Toyota says it's still on course for launching its first production hydrogen fuel cell vehicle by 2015, and has updated its FCV-R fuel cell concept for the 2013 Frankfurt Auto Show to publicize the fact.
Since the concept debuted in 2011, the FCV-R's setup has changed, reflecting Toyota's new take on the car's viability--confirming that the FCV-R is a new development on its Hybrid Synergy Drive technology.
Toyota has concentrated on downsizing the car's fuel cell stack, allowing it to slot into the sort of space usually required for an internal combustion engine. Here, it can serve as the main source of power for a hybrid powertrain, using the "same electrical components" as Toyota's existing hybrids.
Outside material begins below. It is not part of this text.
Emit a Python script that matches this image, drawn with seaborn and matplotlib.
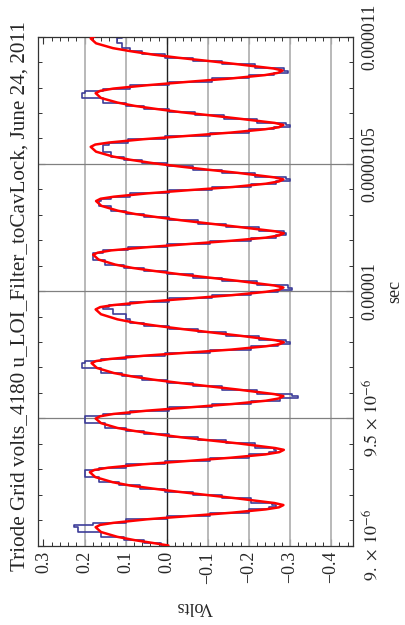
import matplotlib
matplotlib.use("Agg")
import matplotlib.pyplot as plt
import seaborn as sns
from matplotlib.ticker import FixedLocator, MultipleLocator

# time axis in microseconds
time_us = [
    9.000, 9.008, 9.021, 9.034, 9.053, 9.072, 9.081, 9.089, 9.103, 9.116,
    9.129, 9.142, 9.150, 9.159, 9.167, 9.185, 9.198, 9.211, 9.224, 9.236,
    9.249, 9.269, 9.288, 9.297, 9.306, 9.319, 9.332, 9.345, 9.358, 9.367,
    9.376, 9.383, 9.401, 9.413, 9.425, 9.438, 9.450, 9.462, 9.481, 9.499,
    9.508, 9.517, 9.530, 9.543, 9.556, 9.569, 9.578, 9.587, 9.595, 9.613,
    9.626, 9.639, 9.652, 9.665, 9.678, 9.698, 9.717, 9.725, 9.733, 9.746,
    9.758, 9.770, 9.783, 9.791, 9.799, 9.807, 9.825, 9.838, 9.851, 9.864,
    9.876, 9.889, 9.909, 9.928, 9.937, 9.945, 9.958, 9.971, 9.984, 9.997,
    10.005, 10.014, 10.022, 10.040, 10.053, 10.066, 10.079, 10.091, 10.104, 10.124,
    10.143, 10.151, 10.160, 10.172, 10.185, 10.198, 10.210, 10.219, 10.227, 10.235,
    10.252, 10.265, 10.278, 10.291, 10.303, 10.316, 10.335, 10.354, 10.363, 10.371,
    10.384, 10.397, 10.409, 10.422, 10.431, 10.439, 10.447, 10.465, 10.477, 10.490,
    10.503, 10.516, 10.529, 10.548, 10.567, 10.576, 10.584, 10.597, 10.610, 10.623,
    10.636, 10.644, 10.653, 10.661, 10.678, 10.691, 10.703, 10.716, 10.728, 10.741,
    10.759, 10.778, 10.787, 10.796, 10.809, 10.823, 10.836, 10.849, 10.858, 10.867,
    10.875, 10.892, 10.905, 10.917, 10.930, 10.943, 10.955, 10.974, 10.993, 11.010,
]

# red fitted curve (volts)
fit_volts = [
    -0.004, 0.026, 0.078, 0.120, 0.160, 0.173, 0.162, 0.130, 0.048, -0.056,
    -0.159, -0.241, -0.273, -0.284, -0.262, -0.172, -0.100, -0.029, 0.035, 0.090,
    0.132, 0.174, 0.187, 0.176, 0.142, 0.058, -0.049, -0.156, -0.240, -0.274,
    -0.285, -0.264, -0.176, -0.106, -0.037, 0.026, 0.078, 0.120, 0.160, 0.173,
    0.162, 0.130, 0.048, -0.056, -0.159, -0.241, -0.273, -0.284, -0.262, -0.173,
    -0.101, -0.031, 0.033, 0.086, 0.129, 0.170, 0.183, 0.172, 0.139, 0.055,
    -0.051, -0.157, -0.241, -0.274, -0.285, -0.264, -0.176, -0.106, -0.037, 0.026,
    0.078, 0.120, 0.160, 0.173, 0.162, 0.130, 0.048, -0.056, -0.159, -0.241,
    -0.273, -0.284, -0.262, -0.174, -0.103, -0.033, 0.030, 0.083, 0.125, 0.166,
    0.179, 0.168, 0.135, 0.052, -0.053, -0.158, -0.241, -0.274, -0.285, -0.264,
    -0.176, -0.106, -0.037, 0.025, 0.077, 0.119, 0.159, 0.172, 0.161, 0.129,
    0.048, -0.056, -0.160, -0.241, -0.273, -0.284, -0.262, -0.172, -0.101, -0.030,
    0.034, 0.088, 0.131, 0.172, 0.185, 0.174, 0.140, 0.057, -0.050, -0.156,
    -0.239, -0.273, -0.284, -0.263, -0.175, -0.105, -0.036, 0.026, 0.078, 0.120,
    0.160, 0.173, 0.162, 0.130, 0.049, -0.055, -0.158, -0.239, -0.271, -0.282,
    -0.260, -0.171, -0.099, -0.029, 0.035, 0.088, 0.131, 0.172, 0.185, 0.166,
]

# blue scope trace (volts), stepped
scope_volts = [
    0.00, 0.03, 0.08, 0.13, 0.19, 0.24, 0.21, 0.15, 0.05, -0.05,
    -0.16, -0.24, -0.26, -0.27, -0.24, -0.17, -0.10, -0.03, 0.04, 0.09,
    0.14, 0.19, 0.21, 0.19, 0.14, 0.06, -0.05, -0.16, -0.24, -0.26,
    -0.27, -0.25, -0.18, -0.11, -0.04, 0.03, 0.08, 0.12, 0.18, 0.22,
    0.18, 0.13, 0.05, -0.06, -0.16, -0.25, -0.30, -0.34, -0.27, -0.17,
    -0.10, -0.03, 0.03, 0.09, 0.13, 0.19, 0.22, 0.18, 0.14, 0.06,
    -0.05, -0.16, -0.25, -0.29, -0.31, -0.27, -0.18, -0.11, -0.04, 0.03,
    0.08, 0.10, 0.10, 0.16, 0.15, 0.13, 0.05, -0.06, -0.16, -0.25,
    -0.29, -0.32, -0.27, -0.17, -0.10, -0.03, 0.03, 0.08, 0.13, 0.17,
    0.19, 0.17, 0.14, 0.05, -0.05, -0.16, -0.25, -0.28, -0.30, -0.27,
    -0.18, -0.11, -0.04, 0.03, 0.08, 0.12, 0.15, 0.18, 0.14, 0.13,
    0.05, -0.06, -0.16, -0.25, -0.28, -0.32, -0.26, -0.17, -0.10, -0.03,
    0.03, 0.09, 0.12, 0.15, 0.16, 0.15, 0.13, 0.06, -0.05, -0.16,
    -0.24, -0.28, -0.32, -0.26, -0.18, -0.10, -0.04, 0.03, 0.08, 0.12,
    0.19, 0.22, 0.18, 0.13, 0.05, -0.06, -0.16, -0.24, -0.28, -0.31,
    -0.26, -0.17, -0.10, -0.03, 0.04, 0.08, 0.10, 0.12, 0.12, 0.10,
]

volt_ticks = [0.3, 0.2, 0.1, 0.0, -0.1, -0.2, -0.3, -0.4]
volt_labels = ["0.3", "0.2", "0.1", "0.0", "\u22120.1", "\u22120.2", "\u22120.3", "\u22120.4"]
time_ticks = [9.0, 9.5, 10.0, 10.5, 11.0]
time_labels = [r"$9.\,\times\,10^{-6}$", r"$9.5\,\times\,10^{-6}$", "0.00001", "0.0000105", "0.000011"]
title = "Triode Grid volts_4180 u_LOI_Filter_toCavLock, June 24, 2011"

sns.set_style("ticks")
plt.rcParams["font.family"] = ["Liberation Serif", "DejaVu Serif"]
plt.rcParams["mathtext.fontset"] = "stix"

fig = plt.figure(figsize=(4.05, 6.25), dpi=100)
ax = fig.add_axes([0.0931, 0.1272, 0.7778, 0.8141])

# grid lines (vertical = volts, horizontal = time)
for v in [0.2, 0.1, -0.1, -0.2, -0.3, -0.4]:
    ax.axvline(v, color="#b3b3b3", lw=1.3, zorder=1)
ax.axvline(0.0, color="#222222", lw=1.0, zorder=1)
for t in [9.5, 10.0, 10.5]:
    ax.axhline(t, color="#808080", lw=0.9, zorder=1)

sns.lineplot(x=scope_volts, y=time_us, sort=False, estimator=None, ax=ax,
             color="#3d3d99", lw=1.2, drawstyle="steps-mid", zorder=2)
sns.lineplot(x=fit_volts, y=time_us, sort=False, estimator=None, ax=ax,
             color="#ff0000", lw=1.8, zorder=3)

ax.set_xlim(0.314, -0.4526)
ax.set_ylim(9.0, 11.0)

ax.xaxis.set_major_locator(FixedLocator(volt_ticks))
ax.set_xticklabels(volt_labels)
ax.xaxis.set_minor_locator(MultipleLocator(0.02))
ax.yaxis.set_major_locator(FixedLocator(time_ticks))
ax.set_yticklabels(time_labels)
ax.yaxis.set_minor_locator(MultipleLocator(0.1))

ax.tick_params(axis="both", which="both", direction="in", top=True, bottom=True,
               left=True, right=True, color="#333333", labelsize=13)
ax.tick_params(axis="both", which="major", length=5, width=0.8)
ax.tick_params(axis="both", which="minor", length=3, width=0.7)
ax.tick_params(axis="x", labelrotation=90, pad=4)
ax.tick_params(axis="y", labelleft=False, labelright=True, labelrotation=90, pad=6)
for lab in ax.get_yticklabels():
    lab.set_verticalalignment("center")

for s in ax.spines.values():
    s.set_color("#333333")
    s.set_linewidth(0.9)
ax.set_xlabel("")
ax.set_ylabel("")

fig.text(0.049, 1 - 296 / 625, title, rotation=90, ha="center", va="center", fontsize=15.2)
fig.text(195 / 405, 1 - 606 / 625, "Volts", rotation=180, ha="center", va="center", fontsize=13)
fig.text(395 / 405, 1 - 291 / 625, "sec", rotation=90, ha="center", va="center", fontsize=13)

fig.savefig("out.png", dpi=100)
The fuel cell stack has increased in energy efficiency too, now at 3 kW per liter. This has allowed Toyota to reduce the amount of space required for high-pressure hydrogen tanks, with just two now required rather than the original four. The twin tanks and the fuel cell itself sit beneath the vehicle floor, with no impact on cabin or trunk space.
A small battery pack stores energy recovered by the car's regenerative braking system.
The main benefit of the fuel cell system compared to say, a pure electric vehicle, is increased driving range. Toyota says that in Japanese testing, the FCV-R is capable of 420 miles of range, producing no CO2, particulate matter or oxides of nitrogen--just water vapor. A realistic 300-mile range is more likely.
As part of the company's Hybrid Synergy Drive program, Toyota also says it has made significant strides in reducing the cost, increasing reliability and durability of hydrogen vehicles before a production car launch in 2015. Toyota expects hydrogen fuel cell cars to grow to mass-market levels during the 2020s--so as rival Nissan has done with the Leaf, Toyota will be hoping to get the jump on its rivals in the hydrogen market.
By the 2020s, the hydrogen refueling infrastructure should also have grown, though researchers all around the world are still working towards developing cleaner, less energy-intensive ways of generating hydrogen--still a concern for those wanting truly green vehicles.
The FCV-R--the design of which is unchanged from its 2011 release--will be shown at the Frankfurt Auto Show, starting September 10.